Binge Drinking Has Hit the Baby Boomer Generation

Alcohol-related problems are on the rise among older Americans.

By Tom Jacobs

(Photo: Matt Cardy/Getty Images)

When you picture a binge drinker, whose image comes to mind? That wild-and-crazy guy who was your roommate in college? Your unemployed uncle, or unhappily married neighbor?

Well, it’s time to consider another possibility: grandma and grandpa.

A new analysis concludes binge drinking and other harmful alcohol-related behaviors increased significantly among American adults aged 50 and older between 2005 and 2014. While rates of such activities are higher among men, they increased dramatically among older women, according to a research team led by Benjamin Han of New York University.

The findings “indicate an emerging public health problem,” he and his colleagues write in the journal Drug and Alcohol Dependence.

The researchers used data from the National Survey on Drug Use and Health, an annual, nationally representative survey of Americans age 50 and above. Participants provided demographic information, including age, race, income, and marital status, and reported on their general health.

Participants were asked how long it had been since they last drank alcohol; whether they had engaged in binge drinking — defined as consuming five or more drinks on the same occasion — during the past 30 days; and whether they met some or all of the criteria listed in the American Psychiatric Association’s diagnostic manual (the DSM-IV) regarding alcohol abuse and dependence.

Signs of abuse include “repeated absences or poor work performance,” driving while impaired, or being arrested for alcohol-related offenses. Signs of dependence include “unsuccessful efforts to cut down or control” one’s drinking, or passing up “important social, occupational, or recreational activities” because one is drinking or hung over.

The researchers report that, in the 2005–06 sample, 12.5 percent of respondents reported binge drinking. By 2013–14, that had increased to 14.9 percent. Strikingly, among women, the rate jumped from 6.3 percent to 9.1 percent.

Alcohol abuse and dependence also increased significantly, and the rise was driven exclusively by females.
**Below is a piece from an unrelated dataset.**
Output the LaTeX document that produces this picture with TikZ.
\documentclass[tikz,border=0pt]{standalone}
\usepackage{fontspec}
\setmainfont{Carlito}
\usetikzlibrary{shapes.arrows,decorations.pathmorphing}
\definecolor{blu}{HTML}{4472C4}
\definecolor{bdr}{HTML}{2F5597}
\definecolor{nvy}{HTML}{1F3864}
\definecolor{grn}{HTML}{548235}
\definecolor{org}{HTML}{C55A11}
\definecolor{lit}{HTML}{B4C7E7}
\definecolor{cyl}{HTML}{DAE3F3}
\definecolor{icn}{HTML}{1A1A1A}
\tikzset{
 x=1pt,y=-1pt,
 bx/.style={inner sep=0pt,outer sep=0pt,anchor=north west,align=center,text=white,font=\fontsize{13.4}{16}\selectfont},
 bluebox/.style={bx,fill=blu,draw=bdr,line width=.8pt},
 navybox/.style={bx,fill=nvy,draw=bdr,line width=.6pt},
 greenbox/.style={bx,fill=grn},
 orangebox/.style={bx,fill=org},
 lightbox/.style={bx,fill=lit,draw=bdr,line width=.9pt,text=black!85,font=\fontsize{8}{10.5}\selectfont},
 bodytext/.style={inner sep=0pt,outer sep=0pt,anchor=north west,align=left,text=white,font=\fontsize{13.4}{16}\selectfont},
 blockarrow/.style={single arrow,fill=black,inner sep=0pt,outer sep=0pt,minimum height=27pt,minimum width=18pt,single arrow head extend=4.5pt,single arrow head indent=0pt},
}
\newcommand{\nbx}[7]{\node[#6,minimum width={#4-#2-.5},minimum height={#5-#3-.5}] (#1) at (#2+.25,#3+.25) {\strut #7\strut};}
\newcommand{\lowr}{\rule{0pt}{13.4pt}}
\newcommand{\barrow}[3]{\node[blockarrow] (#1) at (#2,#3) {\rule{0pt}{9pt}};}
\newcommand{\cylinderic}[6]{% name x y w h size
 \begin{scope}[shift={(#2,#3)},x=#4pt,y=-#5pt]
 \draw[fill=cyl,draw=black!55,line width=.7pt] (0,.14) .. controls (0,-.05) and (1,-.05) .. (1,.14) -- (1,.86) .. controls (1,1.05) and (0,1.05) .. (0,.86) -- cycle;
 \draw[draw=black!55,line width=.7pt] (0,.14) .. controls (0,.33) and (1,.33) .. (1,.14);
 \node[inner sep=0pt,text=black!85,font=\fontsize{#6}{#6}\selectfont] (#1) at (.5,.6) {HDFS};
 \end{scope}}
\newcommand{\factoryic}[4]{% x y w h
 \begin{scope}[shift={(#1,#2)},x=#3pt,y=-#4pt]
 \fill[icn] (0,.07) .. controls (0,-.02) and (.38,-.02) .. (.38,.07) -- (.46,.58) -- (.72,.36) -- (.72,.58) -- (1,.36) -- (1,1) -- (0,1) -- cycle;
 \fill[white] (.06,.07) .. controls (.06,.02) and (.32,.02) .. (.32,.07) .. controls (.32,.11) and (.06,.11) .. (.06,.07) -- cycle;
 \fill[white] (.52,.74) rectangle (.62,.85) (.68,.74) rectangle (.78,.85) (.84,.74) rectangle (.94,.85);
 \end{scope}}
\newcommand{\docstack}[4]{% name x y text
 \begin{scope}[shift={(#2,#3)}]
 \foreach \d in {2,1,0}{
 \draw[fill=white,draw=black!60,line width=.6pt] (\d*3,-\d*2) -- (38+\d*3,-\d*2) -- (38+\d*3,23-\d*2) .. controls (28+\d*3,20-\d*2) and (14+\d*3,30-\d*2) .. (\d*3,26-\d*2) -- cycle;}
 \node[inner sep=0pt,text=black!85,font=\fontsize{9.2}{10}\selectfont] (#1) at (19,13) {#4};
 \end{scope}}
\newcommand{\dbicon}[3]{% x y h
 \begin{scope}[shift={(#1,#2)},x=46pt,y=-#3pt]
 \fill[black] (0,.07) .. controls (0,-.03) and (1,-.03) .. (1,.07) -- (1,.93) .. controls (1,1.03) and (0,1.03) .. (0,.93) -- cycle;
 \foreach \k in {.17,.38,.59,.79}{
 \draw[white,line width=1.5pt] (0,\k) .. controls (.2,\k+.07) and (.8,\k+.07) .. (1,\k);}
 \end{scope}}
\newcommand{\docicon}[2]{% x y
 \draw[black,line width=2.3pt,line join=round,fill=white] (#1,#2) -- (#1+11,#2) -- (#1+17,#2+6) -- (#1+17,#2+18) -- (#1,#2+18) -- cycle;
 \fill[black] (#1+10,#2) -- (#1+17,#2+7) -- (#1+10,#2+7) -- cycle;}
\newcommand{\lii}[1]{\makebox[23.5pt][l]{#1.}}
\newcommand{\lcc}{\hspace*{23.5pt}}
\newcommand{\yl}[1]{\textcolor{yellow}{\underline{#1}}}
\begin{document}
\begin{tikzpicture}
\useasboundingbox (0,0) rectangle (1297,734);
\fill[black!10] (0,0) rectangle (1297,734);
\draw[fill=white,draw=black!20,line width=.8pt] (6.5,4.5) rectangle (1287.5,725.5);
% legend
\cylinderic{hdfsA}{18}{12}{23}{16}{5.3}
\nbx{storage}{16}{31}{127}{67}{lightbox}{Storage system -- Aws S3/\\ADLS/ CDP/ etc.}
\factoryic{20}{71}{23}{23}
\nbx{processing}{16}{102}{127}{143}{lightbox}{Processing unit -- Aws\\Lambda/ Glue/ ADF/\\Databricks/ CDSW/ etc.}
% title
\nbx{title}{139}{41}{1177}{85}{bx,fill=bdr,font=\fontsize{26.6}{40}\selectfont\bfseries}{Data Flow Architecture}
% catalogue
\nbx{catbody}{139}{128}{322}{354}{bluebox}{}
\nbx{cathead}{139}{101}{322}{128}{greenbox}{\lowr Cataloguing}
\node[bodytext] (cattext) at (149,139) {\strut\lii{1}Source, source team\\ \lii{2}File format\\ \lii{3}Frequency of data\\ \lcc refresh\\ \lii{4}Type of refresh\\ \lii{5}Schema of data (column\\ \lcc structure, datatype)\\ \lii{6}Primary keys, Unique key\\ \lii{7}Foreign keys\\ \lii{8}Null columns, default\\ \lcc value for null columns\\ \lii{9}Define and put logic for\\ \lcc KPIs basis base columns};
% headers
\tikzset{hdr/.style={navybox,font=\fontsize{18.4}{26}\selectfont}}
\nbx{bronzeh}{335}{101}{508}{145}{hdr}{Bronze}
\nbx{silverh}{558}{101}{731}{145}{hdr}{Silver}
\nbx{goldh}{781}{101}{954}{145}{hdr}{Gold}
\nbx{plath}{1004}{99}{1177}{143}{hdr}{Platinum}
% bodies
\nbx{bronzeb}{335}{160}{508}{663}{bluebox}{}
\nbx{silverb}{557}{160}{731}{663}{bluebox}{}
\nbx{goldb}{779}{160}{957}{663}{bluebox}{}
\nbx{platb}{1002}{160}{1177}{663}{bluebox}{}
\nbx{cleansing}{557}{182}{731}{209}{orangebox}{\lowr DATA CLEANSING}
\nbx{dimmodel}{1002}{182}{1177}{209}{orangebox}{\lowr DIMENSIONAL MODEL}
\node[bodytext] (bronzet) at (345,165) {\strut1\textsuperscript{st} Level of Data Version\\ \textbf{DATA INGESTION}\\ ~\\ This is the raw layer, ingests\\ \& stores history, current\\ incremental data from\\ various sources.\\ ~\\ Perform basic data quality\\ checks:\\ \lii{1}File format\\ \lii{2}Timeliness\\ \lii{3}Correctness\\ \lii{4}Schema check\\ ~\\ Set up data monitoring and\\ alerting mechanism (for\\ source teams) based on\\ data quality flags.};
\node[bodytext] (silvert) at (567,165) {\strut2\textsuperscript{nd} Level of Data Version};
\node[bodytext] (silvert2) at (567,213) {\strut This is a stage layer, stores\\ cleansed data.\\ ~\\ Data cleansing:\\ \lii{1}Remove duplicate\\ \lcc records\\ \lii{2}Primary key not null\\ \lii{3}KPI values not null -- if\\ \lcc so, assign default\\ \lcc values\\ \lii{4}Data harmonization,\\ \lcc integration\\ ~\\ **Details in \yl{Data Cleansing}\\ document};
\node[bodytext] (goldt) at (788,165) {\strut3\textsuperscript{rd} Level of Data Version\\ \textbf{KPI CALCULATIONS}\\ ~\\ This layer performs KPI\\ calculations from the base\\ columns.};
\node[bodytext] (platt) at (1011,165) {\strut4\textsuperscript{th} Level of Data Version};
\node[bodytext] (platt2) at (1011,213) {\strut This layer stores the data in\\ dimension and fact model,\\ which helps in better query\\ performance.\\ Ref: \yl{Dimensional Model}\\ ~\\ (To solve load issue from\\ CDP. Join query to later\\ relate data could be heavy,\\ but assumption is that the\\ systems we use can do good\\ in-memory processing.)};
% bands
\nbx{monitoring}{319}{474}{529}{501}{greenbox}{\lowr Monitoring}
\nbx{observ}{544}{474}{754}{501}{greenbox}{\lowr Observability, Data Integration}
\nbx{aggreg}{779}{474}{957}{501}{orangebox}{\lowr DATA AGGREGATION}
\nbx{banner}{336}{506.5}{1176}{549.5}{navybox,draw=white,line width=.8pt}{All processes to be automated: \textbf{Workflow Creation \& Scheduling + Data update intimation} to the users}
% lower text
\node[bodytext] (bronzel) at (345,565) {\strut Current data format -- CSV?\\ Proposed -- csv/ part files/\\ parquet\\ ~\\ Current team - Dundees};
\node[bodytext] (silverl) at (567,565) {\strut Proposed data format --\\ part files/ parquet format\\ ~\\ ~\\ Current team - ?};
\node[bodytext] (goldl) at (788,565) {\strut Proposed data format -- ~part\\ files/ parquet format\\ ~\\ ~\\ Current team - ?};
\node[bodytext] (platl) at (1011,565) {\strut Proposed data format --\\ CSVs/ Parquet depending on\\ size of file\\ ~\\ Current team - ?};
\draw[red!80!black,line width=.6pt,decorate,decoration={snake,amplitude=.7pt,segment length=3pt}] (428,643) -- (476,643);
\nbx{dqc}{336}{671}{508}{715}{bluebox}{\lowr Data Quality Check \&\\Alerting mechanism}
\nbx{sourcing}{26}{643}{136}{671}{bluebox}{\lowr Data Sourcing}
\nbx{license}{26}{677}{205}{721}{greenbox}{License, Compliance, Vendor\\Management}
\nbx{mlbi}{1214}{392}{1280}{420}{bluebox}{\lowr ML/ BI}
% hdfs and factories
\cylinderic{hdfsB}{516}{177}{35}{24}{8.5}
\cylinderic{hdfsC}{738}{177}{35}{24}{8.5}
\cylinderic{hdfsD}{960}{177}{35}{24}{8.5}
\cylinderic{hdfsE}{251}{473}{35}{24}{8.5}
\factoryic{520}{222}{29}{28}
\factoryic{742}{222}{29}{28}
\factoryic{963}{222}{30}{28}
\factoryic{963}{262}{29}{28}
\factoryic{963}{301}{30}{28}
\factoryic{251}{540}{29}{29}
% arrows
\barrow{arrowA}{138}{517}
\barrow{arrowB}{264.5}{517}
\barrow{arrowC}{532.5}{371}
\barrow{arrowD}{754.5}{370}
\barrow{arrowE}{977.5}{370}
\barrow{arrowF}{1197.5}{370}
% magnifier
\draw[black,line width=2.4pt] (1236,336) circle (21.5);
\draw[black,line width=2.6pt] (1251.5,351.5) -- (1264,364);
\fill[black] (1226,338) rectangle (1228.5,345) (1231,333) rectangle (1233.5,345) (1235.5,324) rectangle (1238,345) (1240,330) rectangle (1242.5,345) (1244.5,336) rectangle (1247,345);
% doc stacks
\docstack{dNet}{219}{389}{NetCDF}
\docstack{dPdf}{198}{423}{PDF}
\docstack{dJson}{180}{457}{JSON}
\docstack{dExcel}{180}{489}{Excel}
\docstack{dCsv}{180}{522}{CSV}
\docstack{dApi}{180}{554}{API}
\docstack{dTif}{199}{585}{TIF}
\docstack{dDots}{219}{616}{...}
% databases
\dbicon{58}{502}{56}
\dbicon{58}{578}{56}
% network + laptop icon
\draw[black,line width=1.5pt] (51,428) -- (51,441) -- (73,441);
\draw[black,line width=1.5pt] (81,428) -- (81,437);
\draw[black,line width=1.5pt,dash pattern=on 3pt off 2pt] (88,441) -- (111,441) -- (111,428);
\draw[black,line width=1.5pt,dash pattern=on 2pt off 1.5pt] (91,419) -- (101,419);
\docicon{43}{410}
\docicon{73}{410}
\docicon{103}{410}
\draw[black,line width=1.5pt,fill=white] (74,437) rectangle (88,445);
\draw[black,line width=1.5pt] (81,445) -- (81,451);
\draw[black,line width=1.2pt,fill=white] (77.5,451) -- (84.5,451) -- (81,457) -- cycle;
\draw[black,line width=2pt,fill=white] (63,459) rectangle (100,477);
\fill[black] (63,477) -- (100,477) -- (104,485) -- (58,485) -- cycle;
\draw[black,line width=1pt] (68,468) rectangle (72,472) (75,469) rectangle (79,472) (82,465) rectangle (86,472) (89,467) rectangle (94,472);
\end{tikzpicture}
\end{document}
While the rate among older men stayed steady at around 5 percent reporting such problems, the rate among older women nearly doubled, from 1.3 percent to 2.4 percent.

“The large increases among older females who reported binge drinking, or were diagnosed with alcohol use disorders, is alarming,” the researchers write. “Older females are at particular risk for experiencing adverse effects associated with alcohol use, given (the fact that they tend to) experience the adverse effects of alcohol at lower amounts.”

“In addition, compared to males, older females are more likely to be prescribed psychotherapeutic medications, that can lead to severe adverse reactions when taken concomitantly with alcohol.”

No doubt there are multiple reasons behind this disturbing trend. But Han and his colleagues suggest it reflects, at least in part, the aging of the Baby Boomer generation, “which has higher reported rates of substance abuse compared to any generation preceding it.”

So if someone close to you exhibits the warning signs of an alcohol-related problem, don’t dismiss these indicators because he or she is well beyond the legal drinking age. When it comes to problem drinking, 65 may be the new 18.